The different styles and teachings of the various schools of Buddhism clearly appeal to different segments of Australia’s Buddhist population. For the majority of non-Asian Australian Buddhists, one of the most valued things offered by Buddhist groups is the opportunity for meditation practice. Such people, approaching Buddhism from outside the established traditions, may find the rituals a little alien and the doctrines sometimes difficult to accept in full; but they can usually relate readily to the essential Buddhist message about the nature of the human mind. This message is that a precious inner liberation can be attained through calming the normally turbulent mind (tranquillity meditation) or gaining insight into how the mind functions (insight meditation).

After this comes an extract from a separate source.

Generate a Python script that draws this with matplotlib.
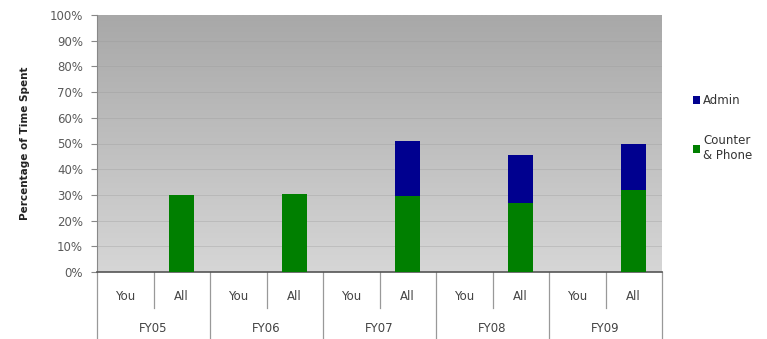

The members of Australia’s many ethnic and cultural minorities who associate with Buddhist groups are probably, in many cases, seeking something more tangible and specific to their particular social situation. For them, membership in a Buddhist group may open up a variety of incidental benefits, ranging from social interaction with people who share the same cultural heritage, to language instruction for their children who might otherwise forget their mother tongue. For them, the Buddhist group fulfils not only a religious function but many social functions as well.

A recent count put the total number of Buddhist groups in Australia at 361. Roughly speaking, the number of groups doubles every ten years. The total number of individual Buddhists in the country cannot be known with certainty because of difficulties in interpreting the census data. At present, it is likely to be approaching 200,000. Buddhism has been identified as the fastest growing religion in Australia, and this trend seems set to continue. As a well-known Chinese Buddhist saying has it, ‘Fo Guang Pu Chao’-The Buddha’s Light shines everywhere.